The Washington Post reports on the political challenges facing renewable energy in North Dakota where, in several counties, zoning regulations have been adopted to block wind and solar developments. Powerful local political forces are aligned to prevent the closure of the Coal Creek coal-fired power plant, despite the fact that it is losing money. Many local jobs are tied to the plant and its associated coal mine.
The latest survey of American opinions on climate change by the George Mason University Center for Climate Change Communication shows that Americans are becoming more worried about global warming, more engaged with the issue and more supportive of climate solutions. About 59% of Americans are categorized as either "alarmed" or "concerned," which is twice as many as just five years ago. Meanwhile, the number who are "doubtful" or "dismissive" (19%) continues to shrink.
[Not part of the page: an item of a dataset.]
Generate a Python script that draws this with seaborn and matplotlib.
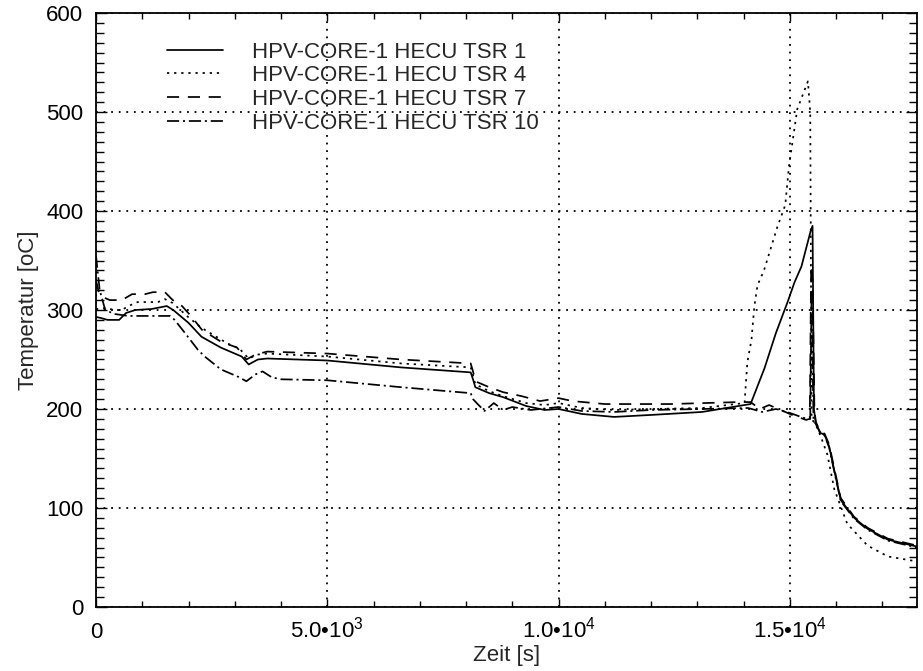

If you’re a bit down in the dumps about climate change, it is worth reading an article in the MIT Technology Review that documents the progress we have made in addressing the problem. This includes reducing emissions growth, lowering the cost of carbon-free energy and advancing electric vehicles and other innovative technologies. And while dangerous, extreme weather events are becoming increasingly common or severe, we are getting a lot better at keeping people safer from them. We certainly still face great challenges, but it’s also a certainty that we are making progress. We now just need to do it faster.